Brooks then officially signed with Capitol on June 17, 1988. His first single, “Much Too Young (To Feel This Damn Old)” was released on March 25 of the following year.
On Monday night (Oct. 3), Brooks returned to a packed Bluebird to sit-in with four songwriters behind some of his biggest hits — Pat Alger (“The Thunder Rolls”), Tony Arata (“The Dance”), Kent Blazy (“If Tomorrow Never Comes”) and Victoria Shaw (“The River”). The night was originally billed as a benefit show supporting the Recording Academy’s nonprofit MusiCares program.
“It’s all about the songwriters,” Brooks said in a Facebook Live chat before Monday’s surprise Bluebird set. “It’s all about the songs. That’s what absolutely just makes me love this town.”
Earlier that morning at the Tennessee State Capitol, Gov.

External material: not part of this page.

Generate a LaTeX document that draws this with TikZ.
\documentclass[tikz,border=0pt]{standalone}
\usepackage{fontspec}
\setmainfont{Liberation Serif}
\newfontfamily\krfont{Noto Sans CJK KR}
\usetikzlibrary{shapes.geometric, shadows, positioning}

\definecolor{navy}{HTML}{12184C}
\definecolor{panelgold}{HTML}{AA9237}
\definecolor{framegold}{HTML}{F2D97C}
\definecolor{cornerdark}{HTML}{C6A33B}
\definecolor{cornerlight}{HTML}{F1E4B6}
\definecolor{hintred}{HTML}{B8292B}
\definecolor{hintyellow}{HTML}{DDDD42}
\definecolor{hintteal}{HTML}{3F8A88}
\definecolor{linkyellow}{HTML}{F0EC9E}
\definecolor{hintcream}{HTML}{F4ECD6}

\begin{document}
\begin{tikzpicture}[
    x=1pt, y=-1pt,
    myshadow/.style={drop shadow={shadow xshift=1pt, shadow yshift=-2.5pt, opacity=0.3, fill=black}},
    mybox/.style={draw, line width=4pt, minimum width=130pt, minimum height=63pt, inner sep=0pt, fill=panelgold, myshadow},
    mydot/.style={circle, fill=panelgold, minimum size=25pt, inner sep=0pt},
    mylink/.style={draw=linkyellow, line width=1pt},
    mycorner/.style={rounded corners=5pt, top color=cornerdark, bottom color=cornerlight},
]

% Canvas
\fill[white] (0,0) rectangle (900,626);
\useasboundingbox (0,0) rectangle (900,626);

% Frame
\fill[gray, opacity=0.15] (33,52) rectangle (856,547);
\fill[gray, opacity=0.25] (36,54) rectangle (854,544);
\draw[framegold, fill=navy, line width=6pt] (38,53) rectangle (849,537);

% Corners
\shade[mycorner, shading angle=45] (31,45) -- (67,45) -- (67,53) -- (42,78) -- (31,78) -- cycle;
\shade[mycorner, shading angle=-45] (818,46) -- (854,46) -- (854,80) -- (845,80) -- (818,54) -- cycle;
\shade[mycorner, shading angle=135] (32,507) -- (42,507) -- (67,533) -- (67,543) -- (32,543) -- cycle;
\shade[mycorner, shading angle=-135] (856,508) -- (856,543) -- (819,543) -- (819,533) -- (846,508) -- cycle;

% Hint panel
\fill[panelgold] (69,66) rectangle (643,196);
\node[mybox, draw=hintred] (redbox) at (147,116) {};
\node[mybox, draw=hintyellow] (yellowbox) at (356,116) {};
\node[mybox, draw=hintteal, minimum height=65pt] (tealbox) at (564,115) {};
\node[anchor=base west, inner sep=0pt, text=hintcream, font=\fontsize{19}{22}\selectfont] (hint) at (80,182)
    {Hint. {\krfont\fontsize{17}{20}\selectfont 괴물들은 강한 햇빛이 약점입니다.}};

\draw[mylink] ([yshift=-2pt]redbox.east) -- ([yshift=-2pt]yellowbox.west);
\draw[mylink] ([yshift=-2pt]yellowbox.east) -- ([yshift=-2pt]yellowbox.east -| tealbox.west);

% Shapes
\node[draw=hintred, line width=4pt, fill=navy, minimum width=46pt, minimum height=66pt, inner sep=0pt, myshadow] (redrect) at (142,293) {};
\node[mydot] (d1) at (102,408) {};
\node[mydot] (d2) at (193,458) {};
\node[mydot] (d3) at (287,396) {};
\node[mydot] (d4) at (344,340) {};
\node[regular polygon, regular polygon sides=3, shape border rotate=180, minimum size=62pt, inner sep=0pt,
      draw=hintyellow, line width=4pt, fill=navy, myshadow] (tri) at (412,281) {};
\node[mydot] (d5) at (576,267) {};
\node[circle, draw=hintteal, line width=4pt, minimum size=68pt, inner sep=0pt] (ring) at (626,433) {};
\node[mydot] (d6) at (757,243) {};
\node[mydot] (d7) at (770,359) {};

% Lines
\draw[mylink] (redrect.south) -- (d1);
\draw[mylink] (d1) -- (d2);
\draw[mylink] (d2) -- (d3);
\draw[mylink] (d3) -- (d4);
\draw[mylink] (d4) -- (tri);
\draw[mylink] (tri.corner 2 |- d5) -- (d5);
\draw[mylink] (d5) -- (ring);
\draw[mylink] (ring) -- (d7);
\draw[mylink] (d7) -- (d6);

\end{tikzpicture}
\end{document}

Bill Haslam issued a proclamation naming Brooks a Tennessee ambassador of goodwill, honoring his seventh diamond certification from the Recording Industry Association of America.
Last month, the RIAA confirmed that Brooks’ 2007 album The Ultimate Hits has sold 10 million copies, the threshold for a diamond award. He previously received diamond certifications for Garth Brooks, No Fences, Ropin’ the Wind, The Hits, Double Live and Sevens.
A free celebration event with the Tennessee Department of Tourist Development is set for Oct. 24 at the Ascend Amphiteater. Tickets will be available using codes on the TDTD’s new Snapchat account @Tennessee.